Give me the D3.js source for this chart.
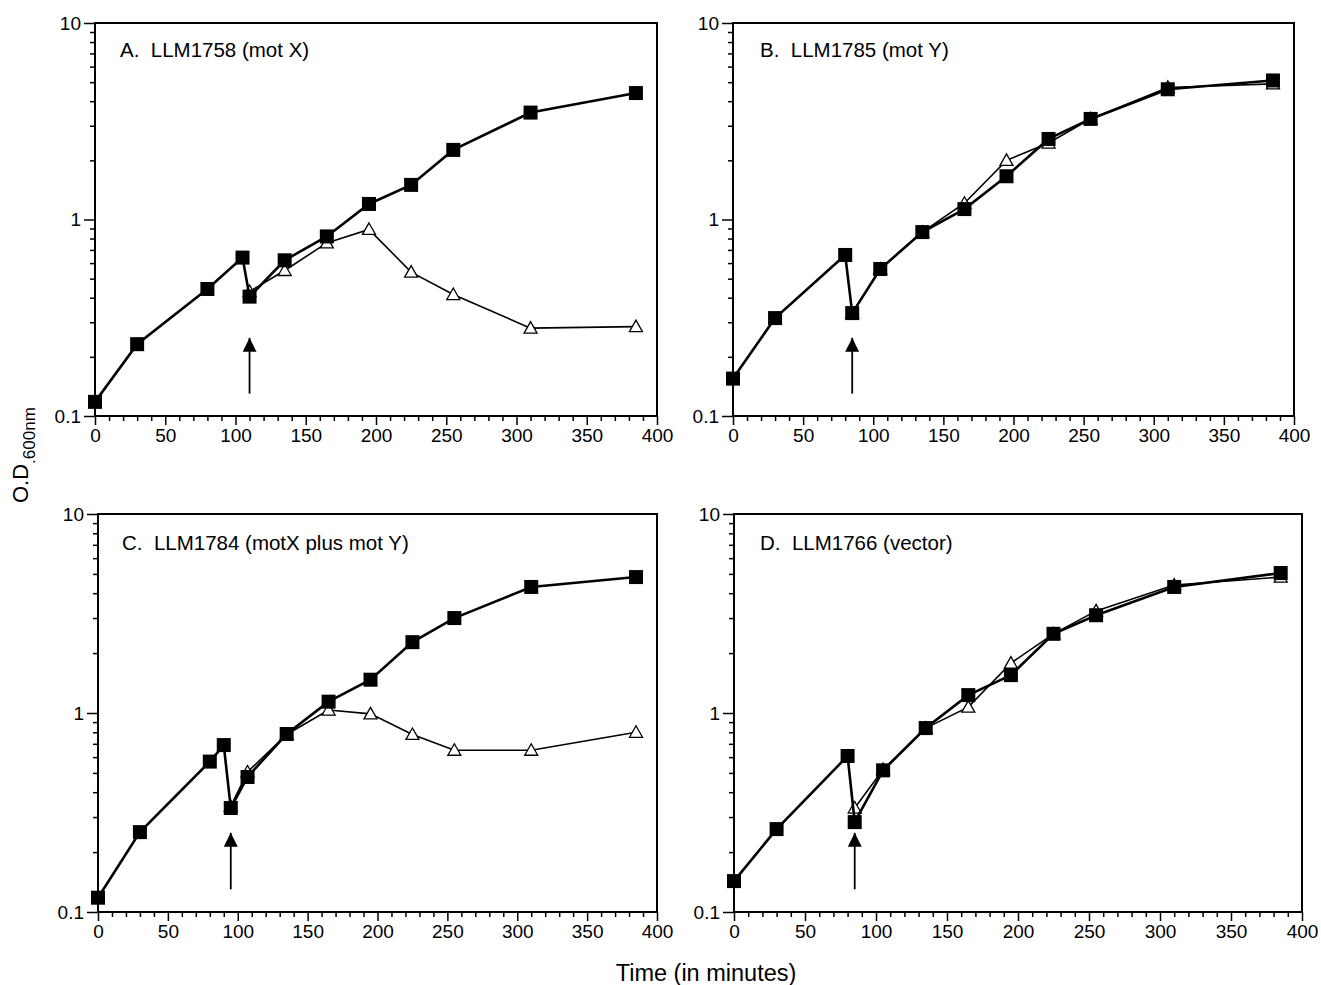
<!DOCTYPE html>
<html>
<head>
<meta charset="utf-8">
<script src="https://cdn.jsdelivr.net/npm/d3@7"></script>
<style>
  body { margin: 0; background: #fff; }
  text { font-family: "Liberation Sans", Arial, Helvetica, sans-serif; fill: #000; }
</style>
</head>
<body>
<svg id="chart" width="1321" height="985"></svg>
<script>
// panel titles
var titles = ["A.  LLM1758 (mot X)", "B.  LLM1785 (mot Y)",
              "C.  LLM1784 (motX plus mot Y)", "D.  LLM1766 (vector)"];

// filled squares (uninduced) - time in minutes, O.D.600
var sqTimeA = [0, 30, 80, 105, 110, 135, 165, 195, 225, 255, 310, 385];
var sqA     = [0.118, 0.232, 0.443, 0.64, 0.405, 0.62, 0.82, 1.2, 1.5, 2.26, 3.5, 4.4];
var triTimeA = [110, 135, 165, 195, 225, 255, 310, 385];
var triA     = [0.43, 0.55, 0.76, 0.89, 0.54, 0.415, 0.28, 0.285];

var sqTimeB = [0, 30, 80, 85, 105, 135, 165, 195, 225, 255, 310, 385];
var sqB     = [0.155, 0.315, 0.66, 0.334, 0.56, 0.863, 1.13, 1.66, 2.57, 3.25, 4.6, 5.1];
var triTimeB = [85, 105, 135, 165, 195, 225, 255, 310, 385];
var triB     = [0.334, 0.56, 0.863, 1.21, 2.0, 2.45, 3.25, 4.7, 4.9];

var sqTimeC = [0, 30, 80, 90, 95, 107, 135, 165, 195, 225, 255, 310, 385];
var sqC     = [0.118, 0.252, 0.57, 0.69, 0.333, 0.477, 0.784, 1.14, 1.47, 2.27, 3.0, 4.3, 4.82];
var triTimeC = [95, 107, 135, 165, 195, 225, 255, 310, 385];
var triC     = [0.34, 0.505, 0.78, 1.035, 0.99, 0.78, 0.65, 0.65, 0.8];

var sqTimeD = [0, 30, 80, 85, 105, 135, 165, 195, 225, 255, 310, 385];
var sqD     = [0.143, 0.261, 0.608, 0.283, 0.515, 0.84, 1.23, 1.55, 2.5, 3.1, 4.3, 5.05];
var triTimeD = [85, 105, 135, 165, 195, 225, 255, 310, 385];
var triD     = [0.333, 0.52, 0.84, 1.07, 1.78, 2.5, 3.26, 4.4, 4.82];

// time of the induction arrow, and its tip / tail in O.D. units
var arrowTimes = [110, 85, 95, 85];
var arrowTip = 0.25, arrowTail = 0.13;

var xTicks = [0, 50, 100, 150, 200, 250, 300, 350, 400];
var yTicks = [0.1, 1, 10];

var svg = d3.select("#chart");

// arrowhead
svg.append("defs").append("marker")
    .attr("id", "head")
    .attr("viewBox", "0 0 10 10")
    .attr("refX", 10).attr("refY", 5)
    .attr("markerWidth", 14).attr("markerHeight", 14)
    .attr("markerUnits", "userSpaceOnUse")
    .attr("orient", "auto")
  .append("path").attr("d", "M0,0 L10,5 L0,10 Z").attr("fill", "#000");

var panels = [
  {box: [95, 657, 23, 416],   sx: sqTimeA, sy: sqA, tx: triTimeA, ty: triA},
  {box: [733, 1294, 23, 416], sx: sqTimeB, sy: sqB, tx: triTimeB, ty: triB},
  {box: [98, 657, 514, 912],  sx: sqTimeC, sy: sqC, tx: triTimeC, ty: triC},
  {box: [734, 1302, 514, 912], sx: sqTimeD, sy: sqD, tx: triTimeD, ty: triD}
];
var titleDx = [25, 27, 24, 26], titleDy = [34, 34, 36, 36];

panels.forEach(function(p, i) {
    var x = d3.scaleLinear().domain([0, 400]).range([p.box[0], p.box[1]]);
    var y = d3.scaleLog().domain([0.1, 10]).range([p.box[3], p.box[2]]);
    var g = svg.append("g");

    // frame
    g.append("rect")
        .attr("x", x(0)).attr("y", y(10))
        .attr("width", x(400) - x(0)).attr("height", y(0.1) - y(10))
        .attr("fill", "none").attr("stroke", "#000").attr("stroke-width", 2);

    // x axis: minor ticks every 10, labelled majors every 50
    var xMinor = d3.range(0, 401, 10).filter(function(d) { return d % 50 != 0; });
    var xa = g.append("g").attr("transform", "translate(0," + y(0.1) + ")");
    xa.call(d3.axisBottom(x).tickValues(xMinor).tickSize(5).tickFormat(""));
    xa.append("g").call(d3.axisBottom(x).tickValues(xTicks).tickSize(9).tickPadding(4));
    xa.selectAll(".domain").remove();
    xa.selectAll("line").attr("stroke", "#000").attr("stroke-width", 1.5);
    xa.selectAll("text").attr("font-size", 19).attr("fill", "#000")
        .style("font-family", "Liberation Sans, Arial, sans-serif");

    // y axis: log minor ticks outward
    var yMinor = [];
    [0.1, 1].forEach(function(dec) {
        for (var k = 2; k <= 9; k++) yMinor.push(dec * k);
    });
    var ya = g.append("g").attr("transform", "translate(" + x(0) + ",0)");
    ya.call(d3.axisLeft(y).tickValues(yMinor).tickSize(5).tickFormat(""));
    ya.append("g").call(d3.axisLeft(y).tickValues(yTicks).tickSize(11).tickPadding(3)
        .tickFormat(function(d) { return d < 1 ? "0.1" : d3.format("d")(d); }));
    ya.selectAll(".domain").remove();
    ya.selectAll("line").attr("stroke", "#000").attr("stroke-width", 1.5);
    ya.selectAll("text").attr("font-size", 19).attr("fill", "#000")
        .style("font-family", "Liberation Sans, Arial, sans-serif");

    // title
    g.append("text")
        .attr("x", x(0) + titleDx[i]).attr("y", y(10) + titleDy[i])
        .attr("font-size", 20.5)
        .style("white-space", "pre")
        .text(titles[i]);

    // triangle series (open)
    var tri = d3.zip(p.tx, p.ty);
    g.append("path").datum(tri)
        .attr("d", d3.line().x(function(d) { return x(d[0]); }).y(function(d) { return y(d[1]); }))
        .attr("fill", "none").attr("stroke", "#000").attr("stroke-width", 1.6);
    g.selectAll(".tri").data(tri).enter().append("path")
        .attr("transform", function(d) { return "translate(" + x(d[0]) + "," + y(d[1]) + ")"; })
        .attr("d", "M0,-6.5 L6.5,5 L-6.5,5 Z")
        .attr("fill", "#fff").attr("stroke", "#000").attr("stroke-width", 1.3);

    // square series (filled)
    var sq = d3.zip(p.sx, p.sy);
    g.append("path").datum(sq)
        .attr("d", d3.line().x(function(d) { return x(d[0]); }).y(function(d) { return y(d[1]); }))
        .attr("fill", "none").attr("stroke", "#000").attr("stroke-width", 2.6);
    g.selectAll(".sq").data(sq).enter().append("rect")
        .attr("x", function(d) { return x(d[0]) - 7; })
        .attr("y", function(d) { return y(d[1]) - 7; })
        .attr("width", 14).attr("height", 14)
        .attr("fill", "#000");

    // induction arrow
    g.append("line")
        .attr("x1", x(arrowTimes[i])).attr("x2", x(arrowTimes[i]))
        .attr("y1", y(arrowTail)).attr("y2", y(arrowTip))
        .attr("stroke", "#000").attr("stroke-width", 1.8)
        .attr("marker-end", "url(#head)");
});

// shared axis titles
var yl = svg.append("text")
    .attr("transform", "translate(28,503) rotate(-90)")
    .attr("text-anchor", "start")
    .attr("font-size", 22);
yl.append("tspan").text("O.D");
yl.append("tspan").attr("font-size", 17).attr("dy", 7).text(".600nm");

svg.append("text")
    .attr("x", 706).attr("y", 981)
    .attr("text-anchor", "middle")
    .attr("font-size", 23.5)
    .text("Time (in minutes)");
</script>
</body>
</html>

§ §

Task description: The required output is the number of lines containing the word "chart", and nothing besides.

Problem solution: 3